In preparation for the sessions, the working team established a facilitator outline and set of ground rules to anchor each session and ensure consistency in the process. The team also developed a common set of questions regarding students’ college and personal experiences to ask across all three groups. Four additional questions were developed to gather information about high school experiences for the freshmxn/sophomore sessions as well as four additional questions to be asked of the groups if additional time was available.
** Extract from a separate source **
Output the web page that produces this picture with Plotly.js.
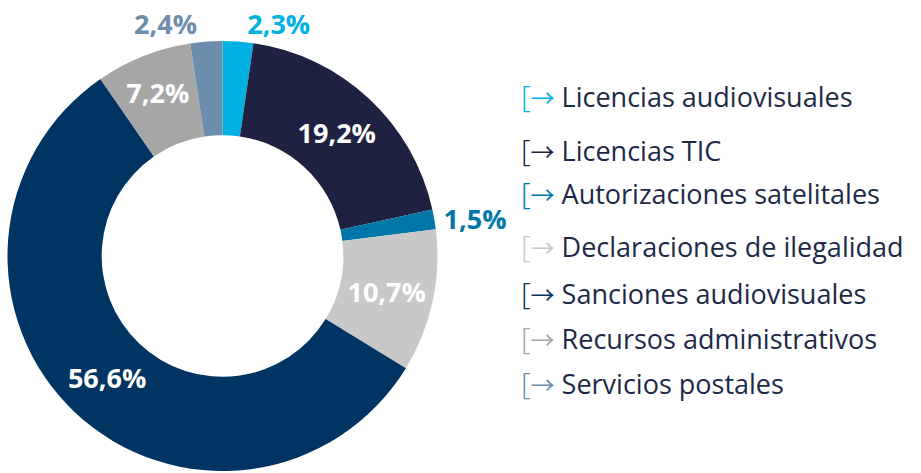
<!DOCTYPE html>
<html><head><meta charset="utf-8">
<script src="https://cdn.plot.ly/plotly-3.0.1.min.js"></script>
<style>html,body{margin:0;padding:0;background:#fff;}#chart{width:921px;height:473px;}</style>
</head><body><div id="chart"></div>
<script>
const categories = ["Licencias audiovisuales","Licencias TIC","Autorizaciones satelitales","Declaraciones de ilegalidad","Sanciones audiovisuales","Recursos administrativos","Servicios postales"];
const shares = [2.3, 19.2, 1.5, 10.7, 56.6, 7.2, 2.4];
const labelPlacement = ["outside","inside","outside","inside","inside","inside","outside"];

const colors = ["#00b1e1","#1e213f","#0077a8","#c8c8c8","#003462","#a6a6a6","#6c8dab"];
const textColors = labelPlacement.map((p,i)=> p==="inside" ? "#ffffff" : colors[i]);
const fontFam = "'Open Sans', sans-serif";

const trace = {
  type: "pie",
  labels: categories,
  values: shares,
  sort: false,
  direction: "clockwise",
  rotation: 0,
  hole: 0.562,
  marker: {colors: colors, line: {width: 0}},
  textposition: labelPlacement,
  texttemplate: "%{value:.1f}%",
  textfont: {family: fontFam, size: 27, color: textColors, weight: 700},
  insidetextorientation: "horizontal",
  domain: {x: [0.00814, 0.475], y: [0.0042, 0.9133]},
  showlegend: false,
  hoverinfo: "label+percent"
};

const legendY = [95,149,193,245,292,337,382];
const annotations = categories.map((c,i)=>({
  xref: "paper", yref: "paper",
  x: 519/921, y: 1 - legendY[i]/473,
  xanchor: "left", yanchor: "middle",
  showarrow: false,
  text: '<span style="fill:'+colors[i]+';font-family:\'Open Sans\';font-weight:300;font-size:30px">[</span>' +
        '<span style="fill:'+colors[i]+';font-family:\'Noto Sans CJK JP\';font-size:24px">→</span> ' + c,
  font: {family: fontFam, size: 27, color: "#1d2947"}
}));

Plotly.newPlot("chart", [trace], {
  width: 921, height: 473,
  margin: {l:0,r:0,t:0,b:0},
  paper_bgcolor: "#fff",
  separators: ",.",
  annotations: annotations
}, {displayModeBar: false, staticPlot: true});
</script></body></html>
The feedback from all sessions was then organized over the summer months with a particular emphasis on identifying general themes and themes specific to each group.
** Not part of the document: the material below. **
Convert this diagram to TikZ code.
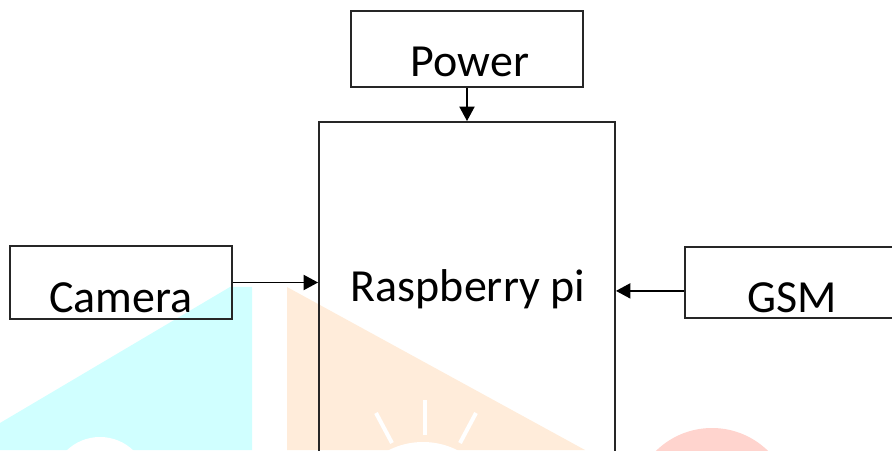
\documentclass[tikz,border=0pt]{standalone}
\usepackage{fontspec}
\setmainfont{Carlito}
\usepackage{tikz}
\usetikzlibrary{arrows.meta,positioning,calc}
\definecolor{wmcyan}{RGB}{208,255,255}
\definecolor{wmorange}{RGB}{255,236,218}
\definecolor{wmred}{RGB}{255,212,206}
\begin{document}
\begin{tikzpicture}[font=\fontsize{32.7}{36}\selectfont,
  blk/.style={draw=black!85,line width=1.4pt,rectangle,inner sep=0pt},
  txt/.style={anchor=base,inner sep=0pt},
  arr/.style={-{Triangle[length=3.6mm,width=3.8mm]},line width=0.9pt},
  ray/.style={white,line width=1mm}]
  \useasboundingbox (0,0) rectangle (22.3,11.25);
  \clip (0,0) rectangle (22.3,11.25);
  \begin{scope}
    \fill[wmcyan] (5.75,4.075) -- (6.3,4.075) -- (6.3,0) -- (0,0) -- (0,0.675) -- cycle;
    \fill[white] (2.5,-0.875) circle (1.2);
    \fill[wmorange] (7.175,4.075) -- (7.175,0) -- (14.625,0) -- cycle;
    \fill[white] (10.575,-1.7) circle (1.9);
    \draw[ray] (10.625,1.25) -- (10.625,0.375);
    \draw[ray] (9.4,0.925) -- (9.8,0.175);
    \draw[ray] (11.9,0.925) -- (11.5,0.175);
    \fill[wmred] (17.8,-1.45) circle (2.0);
  \end{scope}
  \node[blk,minimum width=5.8cm,minimum height=1.9cm] (pow) at (11.675,10.025) {};
  \node[txt] (powtxt) at (11.75,9.325) {Power};
  \node[blk,minimum width=7.4cm,minimum height=8.7cm] (rpi) at (11.675,3.85) {};
  \node[txt] (rpitxt) at (11.7,3.7) {Raspberry pi};
  \node[blk,minimum width=5.55cm,minimum height=1.825cm] (cam) at (3.025,4.1875) {};
  \node[txt] (camtxt) at (3.025,3.425) {Camera};
  \node[blk,minimum width=5.6cm,minimum height=1.775cm] (gsm) at (19.925,4.1875) {};
  \node[txt] (gsmtxt) at (19.81,3.425) {GSM};
  \draw[arr] (pow.south) -- (pow.south |- rpi.north);
  \draw[arr] (cam.east) -- (cam.east -| rpi.west);
  \draw[arr] ([yshift=-2.1mm]gsm.west) -- ([yshift=-2.1mm]gsm.west -| rpi.east);
\end{tikzpicture}
\end{document}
We expanded on our quantitative data collection by conducting focus group sessions to hear directly from a small group of students about their experiences with the intention that the data would contribute to future goal setting.

What Did We Learn?

In reviewing the information, several major themes and discoveries emerged. Common themes and needs across all groups included the following:

  • Self-advising due to less than satisfactory experiences with an advisor

  • Finding resources and navigating the hidden curriculum alone

  • GPA is not the best indicator of learning or success

  • Family can’t relate to/understand the college/academic experience

  • Students are working approximately 20+ hours a week

  • Need for individualized advising and personalized coaching/mentorship

  • Needs for more connections and community building (e.g. First Generation Meet-N-Greets, workshops, dedicated point persons) and a First-Generation Family Orientation/Handbook

  • Earlier communication from the university

Themes across the specific groups varied and included everything from a need for FAFSA application assistance; more engaging classes for first- and second-year students; a desire for more clubs to affirm/strengthen first-generation and intersectional identities; experiences of ageism and ableism for non-traditional students; difficulty making non-academic connections with faculty; and confusion/frustration about major and career pathways.

Next Steps

We are excited to take this information and apply it over the coming year through our continued program planning as well as through our First-Gen Coalition goals which will focus on two main initiatives: (1) forming a cross-divisional Collective tasked with increasing comprehensive support of first-generation students and raising awareness of the unique needs of first-generation students and 2) developing a First-Generation Toolkit (in English and Spanish) for families of first-generation students to increase awareness of programs, services, and the college experience.